The mean and variance of the Neanderthal ancestry fraction in an admixed population where fitness effects are additive, starting with 10% Neanderthals in generation 1. During the first 10–20 generations after admixture, both the mean and variance in Neanderthal ancestry decrease quickly due to selection against individuals whose Neanderthal ancestry fraction is higher than the population average.
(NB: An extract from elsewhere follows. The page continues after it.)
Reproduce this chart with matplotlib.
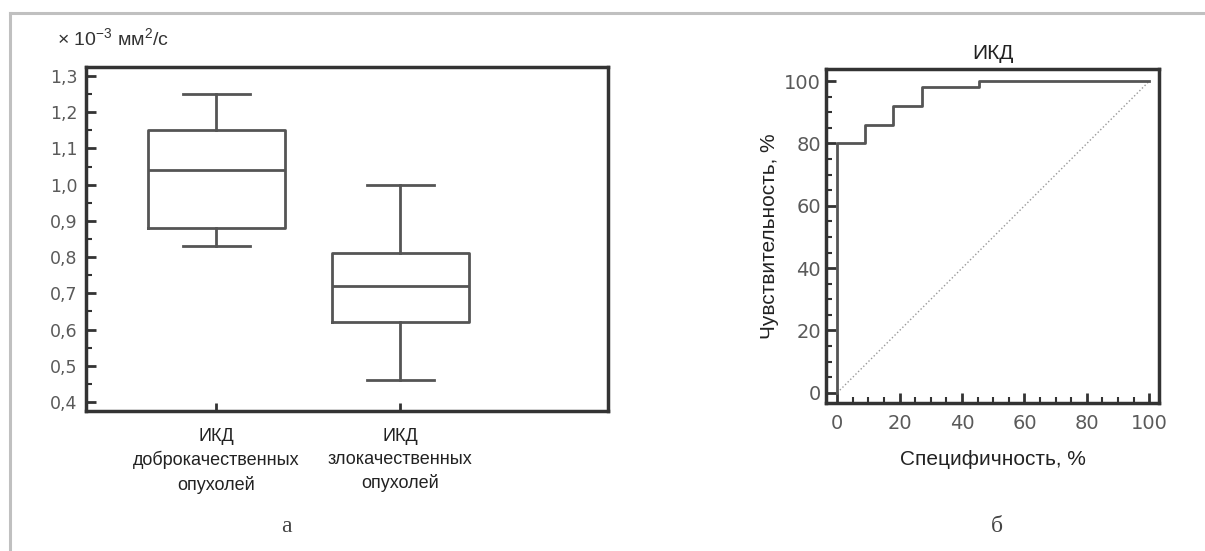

After 20 generations, however, all individuals have nearly the same amount of Neanderthal ancestry and selection against its deleterious component becomes less efficient.

Figure 5

Variance of Neanderthal ancestry with time in a population where all mutations are partially recessive with dominance coefficient $h=\mathrm{0.1.}$ Interestingly, selection against partially recessive foreign alleles was not monotonic; the Neanderthal admixture fraction actually increased due to heterosis for a few tens of generations after undershooting its asymptotic value.

Figure 6

(A and B) Plots showing the mutation load in three simulated human populations, one with constant population size, one that experiences only the out-of-Africa bottleneck, and a third that experiences the bottleneck along with Neanderthal admixture (see Figure 2), assuming additive fitness effects. We partition each individual’s mutation load into two components: the weak load due to mutations with selection coefficient <0.0005 and the strong load due to mutations with selection coefficient >0.0005 (note the difference in scale between the two y-axes). At time t, each individual’s weak-load fitness and strong-load fitness are normalized relative to that of the median individual in the constant-size population. The solid lines show the median in each respective population, and the colored areas encompass the 25th–75th percentiles. A shows that the admixed population suffers the greatest fitness reduction due to weak mutations, even 2000 generations after admixture. B shows that neither the bottleneck nor admixture affects the strong load.

Figure 7

Each colored curve plots the average fraction of Neanderthal ancestry after T generations of admixture ($T=20,$ 800, or 2000) as a function of distance from an introgressed deleterious mutation, assuming an additive model of dominance effects. Solid lines show simulation results averaged over 300 SLiM replicates. For each time point, a dotted line of the same color as the simulation line shows the Neanderthal ancestry fraction profile that is predicted by Equation 2.